Miriam begins with the “Editor’s Introduction by Max Fulbright”, the fictional editor:
“I met the author of this autobiography through a mutual acquaintance four years ago. We were all attending a ballet in Windsor, Ontario, where I have occasion to do business on a monthly basis, and from the outset she impressed me as a striking if austere woman…

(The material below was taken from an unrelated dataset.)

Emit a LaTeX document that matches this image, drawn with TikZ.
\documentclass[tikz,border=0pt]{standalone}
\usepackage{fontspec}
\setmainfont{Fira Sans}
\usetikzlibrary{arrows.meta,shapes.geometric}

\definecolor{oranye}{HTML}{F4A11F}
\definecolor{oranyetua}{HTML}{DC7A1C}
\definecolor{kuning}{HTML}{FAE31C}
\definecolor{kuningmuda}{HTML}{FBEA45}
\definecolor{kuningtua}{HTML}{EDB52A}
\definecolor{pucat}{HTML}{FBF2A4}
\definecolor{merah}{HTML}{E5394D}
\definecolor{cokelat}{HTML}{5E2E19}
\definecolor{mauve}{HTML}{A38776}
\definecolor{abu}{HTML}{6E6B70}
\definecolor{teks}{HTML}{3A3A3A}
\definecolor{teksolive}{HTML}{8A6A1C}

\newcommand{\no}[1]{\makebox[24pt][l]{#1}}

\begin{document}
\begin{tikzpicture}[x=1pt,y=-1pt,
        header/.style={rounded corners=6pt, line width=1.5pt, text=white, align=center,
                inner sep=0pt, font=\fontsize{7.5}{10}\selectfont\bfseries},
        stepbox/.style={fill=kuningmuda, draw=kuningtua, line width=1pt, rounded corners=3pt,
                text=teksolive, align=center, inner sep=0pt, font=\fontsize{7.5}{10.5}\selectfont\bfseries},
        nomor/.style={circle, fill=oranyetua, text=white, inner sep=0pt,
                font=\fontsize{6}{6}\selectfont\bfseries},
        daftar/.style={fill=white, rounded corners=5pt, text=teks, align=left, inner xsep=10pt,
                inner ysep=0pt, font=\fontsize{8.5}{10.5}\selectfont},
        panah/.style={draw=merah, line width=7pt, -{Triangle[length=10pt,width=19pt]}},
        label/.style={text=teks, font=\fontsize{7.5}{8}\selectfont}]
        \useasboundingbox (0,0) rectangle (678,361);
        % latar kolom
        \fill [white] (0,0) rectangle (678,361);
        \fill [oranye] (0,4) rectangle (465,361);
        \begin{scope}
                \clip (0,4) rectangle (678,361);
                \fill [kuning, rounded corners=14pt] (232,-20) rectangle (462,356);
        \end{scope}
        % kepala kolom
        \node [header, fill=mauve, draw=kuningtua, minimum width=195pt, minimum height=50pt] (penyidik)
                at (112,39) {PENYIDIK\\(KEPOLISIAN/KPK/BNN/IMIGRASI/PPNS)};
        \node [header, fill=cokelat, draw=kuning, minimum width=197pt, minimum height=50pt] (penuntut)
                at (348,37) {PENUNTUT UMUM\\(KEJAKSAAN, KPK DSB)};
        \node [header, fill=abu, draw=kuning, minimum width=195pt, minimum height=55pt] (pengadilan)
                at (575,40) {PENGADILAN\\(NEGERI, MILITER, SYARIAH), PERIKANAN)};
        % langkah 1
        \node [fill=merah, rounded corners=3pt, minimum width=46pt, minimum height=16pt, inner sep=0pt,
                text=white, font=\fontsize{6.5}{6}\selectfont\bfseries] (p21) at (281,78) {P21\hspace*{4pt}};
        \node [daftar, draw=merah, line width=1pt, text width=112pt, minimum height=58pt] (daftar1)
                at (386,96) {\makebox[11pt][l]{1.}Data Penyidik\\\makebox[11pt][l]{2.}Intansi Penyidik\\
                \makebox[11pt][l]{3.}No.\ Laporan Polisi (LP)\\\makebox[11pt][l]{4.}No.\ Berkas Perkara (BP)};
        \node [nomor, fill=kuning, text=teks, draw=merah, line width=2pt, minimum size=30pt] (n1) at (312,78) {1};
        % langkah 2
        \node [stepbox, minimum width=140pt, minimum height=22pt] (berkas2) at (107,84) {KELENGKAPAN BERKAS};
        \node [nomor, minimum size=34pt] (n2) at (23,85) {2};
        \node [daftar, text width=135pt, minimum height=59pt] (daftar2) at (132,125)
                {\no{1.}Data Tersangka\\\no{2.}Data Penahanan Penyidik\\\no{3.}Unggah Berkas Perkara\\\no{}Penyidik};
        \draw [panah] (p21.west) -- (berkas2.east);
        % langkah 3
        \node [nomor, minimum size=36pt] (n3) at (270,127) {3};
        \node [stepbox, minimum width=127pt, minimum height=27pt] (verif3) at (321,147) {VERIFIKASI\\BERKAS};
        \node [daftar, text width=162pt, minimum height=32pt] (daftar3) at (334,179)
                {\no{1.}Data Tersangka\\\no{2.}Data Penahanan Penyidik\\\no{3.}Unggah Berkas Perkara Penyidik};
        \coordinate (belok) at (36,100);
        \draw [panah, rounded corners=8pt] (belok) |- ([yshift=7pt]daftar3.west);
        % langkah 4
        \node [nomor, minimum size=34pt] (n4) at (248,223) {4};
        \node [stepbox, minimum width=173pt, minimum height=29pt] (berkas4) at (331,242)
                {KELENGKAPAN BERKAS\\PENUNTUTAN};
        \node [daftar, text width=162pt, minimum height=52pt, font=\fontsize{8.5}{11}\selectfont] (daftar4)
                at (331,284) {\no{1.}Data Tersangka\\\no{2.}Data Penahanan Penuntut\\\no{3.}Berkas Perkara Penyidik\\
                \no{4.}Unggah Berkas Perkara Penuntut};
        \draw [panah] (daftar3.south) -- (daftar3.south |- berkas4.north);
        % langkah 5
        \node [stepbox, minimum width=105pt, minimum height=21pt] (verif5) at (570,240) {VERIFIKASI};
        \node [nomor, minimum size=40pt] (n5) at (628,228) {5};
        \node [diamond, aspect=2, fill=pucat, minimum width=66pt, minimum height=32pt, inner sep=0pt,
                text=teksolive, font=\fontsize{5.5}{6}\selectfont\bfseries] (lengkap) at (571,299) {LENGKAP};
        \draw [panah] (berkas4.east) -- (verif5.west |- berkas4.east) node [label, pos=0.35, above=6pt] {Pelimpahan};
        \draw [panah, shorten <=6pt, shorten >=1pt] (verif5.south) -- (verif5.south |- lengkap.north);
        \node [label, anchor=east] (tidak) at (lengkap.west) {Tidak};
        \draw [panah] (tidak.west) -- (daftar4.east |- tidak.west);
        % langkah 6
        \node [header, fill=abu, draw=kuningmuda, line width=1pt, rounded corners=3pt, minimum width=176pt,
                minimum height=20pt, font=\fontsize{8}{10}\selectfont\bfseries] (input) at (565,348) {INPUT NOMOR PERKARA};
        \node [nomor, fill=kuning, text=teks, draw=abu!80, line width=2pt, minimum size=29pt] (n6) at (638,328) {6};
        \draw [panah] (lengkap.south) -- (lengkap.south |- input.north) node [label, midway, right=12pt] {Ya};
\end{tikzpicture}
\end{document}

“Our first introduction was casual and she was introduced simply as Miriam. I had no reason to ask her full name which, in fact, I never learned. One afternoon several months later, after she became my neighbour in Toronto, we were having coffee in her kitchen when a signed cheque blew off the counter onto the floor. Picking it up for her, I noticed the signature, M.M. Miriam. Miriam is your last name, I asked. She replied that it was the only name she used, her tone intimating that she did not wish to pursue the subject. I dropped it. One may safely assume the initials refer to the appellations she adopts in her autobiography, Mary, Maria, Mari, all variations of the name Miriam, allusions to the sea. Actually, I am uncertain what the initials stand for. I knew her simply as Miriam…”
When Miriam was first released the Minyan of Chrones debated whether this novel should be considered midrash. Soon to be re-released, Miriam; An Autobiography, is a novel designed for the internet, unfortunately before there was one.